A billboard advertising marijuana in advance of the upcoming legalization of recreational marijuana in San Francisco, California, US. -Reuters
As a senior vice president at Wachovia and then Morgan Stanley during the dark months of the 2008 and 2009 financial crisis, Derek Peterson watched as colleagues lost their jobs and life savings and wondered if he was next.
At the time, he was managing approximately $120 million in client assets, but was growing disenchanted with what he saw as a US stock market driven by high-frequency trading and algorithms rather than fundamentals.
He started looking for other opportunities, and soon stumbled on some of the first legal medical marijuana dispensaries that had opened in the San Francisco Bay Area. "I started looking at this through a finance guy's eyes and saw that maybe there was something going on here," he said.
He soon discovered that dispensaries were bringing in sales of more than $4,000 per square foot, a rate higher than any US retailer but Apple Inc , and more than 12 times the average $325 per square foot among all companies in the sector. "You had places the size of Starbucks bringing in $15 million a year, which is absurd," Peterson said.
He quit his day job at Morgan Stanley in late 2010, and in 2012 became chief executive officer and president of Terra Tech Corp, which is now a $247 million company that cultivates medical marijuana and whose shares trade on the over-the-counter market, making it one of the few publicly traded pot stocks.
Peterson is not alone in the jump from Wall Street to weed. Ten years after the start of the financial crisis, what was once the province of shady stoners and drug cartels is now a thriving industry, with recreational marijuana legal in states ranging from California to Massachusetts.
Powering the expansion of the industry are former Wall Street executives like Peterson that hail from such staid firms as BlackRock Inc , Goldman Sachs Group Inc and Prudential Financial Inc, all of whom say that they might not have ever left traditional finance if not for the lingering damage of the 2008 crisis.
There are few reliable numbers on how many former Wall Street professionals who now work in the cannabis industry, though those in the sector say that they expect the migration to accelerate as revenue growth continues to attract talent. Companies in the US marijuana market posted revenues of approximately $6 billion in 2017, a 500 percent increase from the roughly $1 billion in 2011, according to estimates from Marijuana Business Daily, a trade publication.

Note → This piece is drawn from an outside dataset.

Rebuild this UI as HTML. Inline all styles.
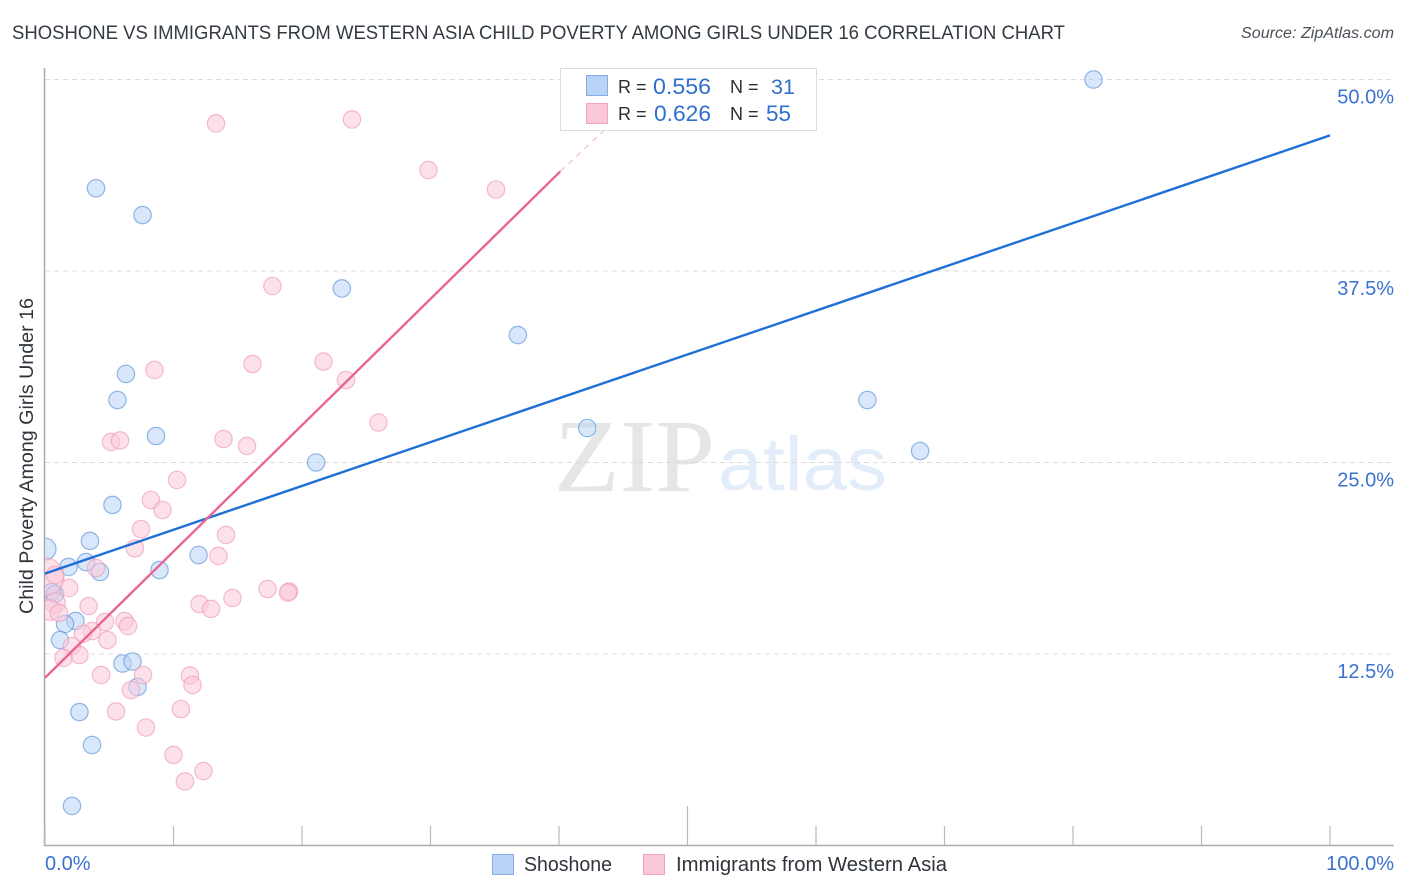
<!DOCTYPE html>
<html lang="en">
<head>
<meta charset="utf-8">
<title>Shoshone vs Immigrants from Western Asia Child Poverty Correlation Chart</title>
<style>
html,body{margin:0;padding:0;background:#fff;}
svg{display:block;font-family:"Liberation Sans",sans-serif;}
</style>
</head>
<body>
<svg id="chart" xmlns="http://www.w3.org/2000/svg" width="1406" height="892" viewBox="0 0 1406 892">
  <defs>
    <clipPath id="plot-clip"><rect x="45" y="60" width="1349" height="786"/></clipPath>
  </defs>
  <rect x="0" y="0" width="1406" height="892" fill="#ffffff"/>
  <text x="12" y="39" font-size="19.5" fill="#333a41" textLength="1053" lengthAdjust="spacingAndGlyphs">SHOSHONE VS IMMIGRANTS FROM WESTERN ASIA CHILD POVERTY AMONG GIRLS UNDER 16 CORRELATION CHART</text>
  <text x="1241" y="38" font-size="15.5" font-style="italic" fill="#4a5057" textLength="153" lengthAdjust="spacingAndGlyphs">Source: ZipAtlas.com</text>
  <g>
    <text x="554" y="491" font-family="'Liberation Serif',serif" font-size="104" fill="#e6e6e6" textLength="161" lengthAdjust="spacingAndGlyphs">ZIP</text>
    <text x="718" y="490" font-size="76" fill="#e3ecf9" textLength="169" lengthAdjust="spacingAndGlyphs">atlas</text>
  </g>
  <g id="grid"></g>
  <g id="axes"></g>
  <g id="points" clip-path="url(#plot-clip)"></g>
  <g id="trends"></g>
  <text transform="translate(33,456) rotate(-90)" font-size="19.5" fill="#2f353b" text-anchor="middle" textLength="316" lengthAdjust="spacingAndGlyphs">Child Poverty Among Girls Under 16</text>
  <g>
    <rect x="560.5" y="68.5" width="256" height="62" fill="#ffffff" stroke="#dddddd" stroke-width="1"/>
    <rect x="586.5" y="75.5" width="21" height="20" fill="#b9d3f6" stroke="#85aee3" stroke-width="1"/>
    <rect x="586.5" y="103.5" width="21" height="20" fill="#fbc8d9" stroke="#f2a3bd" stroke-width="1"/>
    <text x="618" y="93" font-size="18" fill="#2b3036">R =</text>
    <text x="653" y="94" font-size="22" fill="#2f6fd0" textLength="58" lengthAdjust="spacingAndGlyphs">0.556</text>
    <text x="730" y="93" font-size="18" fill="#2b3036">N =</text>
    <text x="771" y="94" font-size="21.5" fill="#2f6fd0">31</text>
    <text x="618" y="120" font-size="18" fill="#2b3036">R =</text>
    <text x="654" y="121" font-size="22" fill="#2f6fd0" textLength="57" lengthAdjust="spacingAndGlyphs">0.626</text>
    <text x="730" y="120" font-size="18" fill="#2b3036">N =</text>
    <text x="766" y="121" font-size="22" fill="#2f6fd0" textLength="25" lengthAdjust="spacingAndGlyphs">55</text>
  </g>
  <g>
    <rect x="492.5" y="854.5" width="21" height="20" fill="#b9d3f6" stroke="#85aee3" stroke-width="1"/>
    <text x="524" y="871" font-size="20" fill="#2f353b" textLength="88" lengthAdjust="spacingAndGlyphs">Shoshone</text>
    <rect x="643.5" y="854.5" width="21" height="20" fill="#fbc8d9" stroke="#f2a3bd" stroke-width="1"/>
    <text x="676" y="871" font-size="20" fill="#2f353b" textLength="271" lengthAdjust="spacingAndGlyphs">Immigrants from Western Asia</text>
  </g>
</svg>
<script>
var shoshoneX = [81.6,3.97,7.59,23.1,36.8,6.3,5.64,64.0,8.64,42.2,21.1,68.1,5.25,3.5,0,11.95,3.19,4.28,8.91,1.83,0.54,0.78,2.37,1.56,1.17,6.03,6.81,7.2,2.68,3.66,2.1];
var shoshoneY = [50.0,42.9,41.15,36.36,33.32,30.78,29.08,29.08,26.73,27.25,25.0,25.75,22.23,19.88,19.35,18.96,18.5,17.85,17.98,18.18,16.55,16.42,14.65,14.46,13.41,11.88,12.01,10.35,8.71,6.56,2.58];
var shoshoneWeight = [1,1,1,1,1,1,1,1,1,1,1,1,1,1,1.6,1,1,1,1,1,1,1,1,1,1,1,1,1,1,1,1];
var immigrantsX = [13.31,23.89,29.84,35.1,17.7,21.67,16.15,8.52,23.42,25.95,13.89,15.72,5.14,5.84,10.27,8.25,9.14,7.47,14.09,7.0,13.5,3.97,0,1.87,0.78,17.32,18.99,18.91,14.59,12.02,12.92,3.39,0.78,0.39,1.09,4.67,6.19,6.46,3.66,2.96,4.86,2.1,2.68,1.44,4.36,7.63,11.28,11.48,6.69,5.53,10.58,7.86,10.0,12.33,10.89];
var immigrantsY = [47.13,47.39,44.09,42.82,36.52,31.59,31.43,31.04,30.38,27.61,26.53,26.08,26.34,26.44,23.86,22.55,21.9,20.66,20.27,19.39,18.9,18.11,17.53,16.81,17.66,16.74,16.58,16.51,16.16,15.76,15.44,15.63,15.83,15.37,15.18,14.59,14.65,14.33,14.0,13.82,13.41,13.02,12.43,12.24,11.13,11.13,11.1,10.48,10.15,8.75,8.91,7.7,5.91,4.86,4.18];
var immigrantsWeight = [1,1,1,1,1,1,1,1,1,1,1,1,1,1,1,1,1,1,1,1,1,1,4.8,1,1,1,1,1,1,1,1,1,1.4,1.4,1,1,1,1,1,1,1,1,1,1,1,1,1,1,1,1,1,1,1,1,1];
var shoshoneTrendX = [0,100];
var shoshoneTrendY = [17.75,46.35];
var immigrantsTrendX = [0,40.1];
var immigrantsTrendY = [10.95,44.0];
var immigrantsTrendExtX = [40.1,43.8];
var immigrantsTrendExtY = [44.0,46.9];
var yTickValues = [12.5,25,37.5,50];
var yTickLabels = ['12.5%','25.0%','37.5%','50.0%'];
var xTickValues = [0,10,20,30,40,50,60,70,80,90,100];
var xEndLabels = ['0.0%','100.0%'];

var NS = 'http://www.w3.org/2000/svg';
function sx(v){ return 45 + v * 12.85; }
function sy(v){ return 845.5 - v * 15.32; }
function make(tag, attrs, parent){
  var el = document.createElementNS(NS, tag);
  for (var k in attrs) { el.setAttribute(k, attrs[k]); }
  parent.appendChild(el);
  return el;
}
var grid = document.getElementById('grid');
var axes = document.getElementById('axes');
var pts = document.getElementById('points');
var trends = document.getElementById('trends');

yTickValues.forEach(function(v, i){
  var g = make('line', {x1:45, x2:1394, y1:sy(v), y2:sy(v), stroke:'#dcdcdc', 'stroke-width':1, 'stroke-dasharray':'5 4'}, grid);
  
  
  var t = make('text', {x:1394, y:sy(v)+24, 'font-size':20, fill:'#3b72cf', 'text-anchor':'end'}, axes);
  t.textContent = yTickLabels[i];
  
  
});

var yAxis = make('line', {x1:44.5, x2:44.5, y1:68, y2:846, stroke:'#aaaaaa', 'stroke-width':1.5}, axes);


var xAxis = make('line', {x1:44, x2:1394, y1:845.5, y2:845.5, stroke:'#aaaaaa', 'stroke-width':1.5}, axes);



xTickValues.forEach(function(v){
  var top = (v === 50) ? 806 : 826;
  var tk = make('line', {x1:sx(v), x2:sx(v), y1:top, y2:845.5, stroke:'#bbbbbb', 'stroke-width':1.2}, axes);
  
  
});

var xl0 = make('text', {x:45, y:870, 'font-size':20, fill:'#3b72cf'}, axes);
xl0.textContent = xEndLabels[0];


var xl1 = make('text', {x:1394, y:870, 'font-size':20, fill:'#3b72cf', 'text-anchor':'end'}, axes);
xl1.textContent = xEndLabels[1];



shoshoneX.forEach(function(v, i){
  var c = make('circle', {cx:sx(v), cy:sy(shoshoneY[i]), r:8.7*Math.sqrt(shoshoneWeight[i]), fill:'#b9d3f6', 'fill-opacity':0.55, stroke:'#5b93da', 'stroke-opacity':0.65, 'stroke-width':1.2}, pts);
  
  
});
immigrantsX.forEach(function(v, i){
  var c = make('circle', {cx:sx(v), cy:sy(immigrantsY[i]), r:8.7*Math.sqrt(immigrantsWeight[i]), fill:'#fbc8d9', 'fill-opacity':0.55, stroke:'#ee9ab8', 'stroke-opacity':0.65, 'stroke-width':1.2}, pts);
  
  
});

var t1 = make('line', {x1:sx(shoshoneTrendX[0]), y1:sy(shoshoneTrendY[0]), x2:sx(shoshoneTrendX[1]), y2:sy(shoshoneTrendY[1]), stroke:'#1f6fd8', 'stroke-width':2.4}, trends);


var t2 = make('line', {x1:sx(immigrantsTrendX[0]), y1:sy(immigrantsTrendY[0]), x2:sx(immigrantsTrendX[1]), y2:sy(immigrantsTrendY[1]), stroke:'#e8668f', 'stroke-width':2.4}, trends);


var t3 = make('line', {x1:sx(immigrantsTrendExtX[0]), y1:sy(immigrantsTrendExtY[0]), x2:sx(immigrantsTrendExtX[1]), y2:sy(immigrantsTrendExtY[1]), stroke:'#eeb0c6', 'stroke-width':1, 'stroke-dasharray':'6 5'}, trends);


</script>
</body>
</html>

Approximately 250,000 people work in the sector, and both jobs and revenues are expected to double or triple over the next four years, the publication estimates. "The financial crisis and the stagnation of many industries in the US in its aftermath have led many people to consider this a viable career," said Chris Walsh, editorial vice president at Marijuana Business Daily.
Despite the growth prospects, many financial professionals are still too leery of federal law, which considers marijuana an illegal drug, to take a job in the industry until there are clear signals from Washington or a change in the makeup of government, said Ruth Epstein, a partner at San Francisco-based BGP Advisors, a business advisory firm that focuses on companies in the cannabis sector.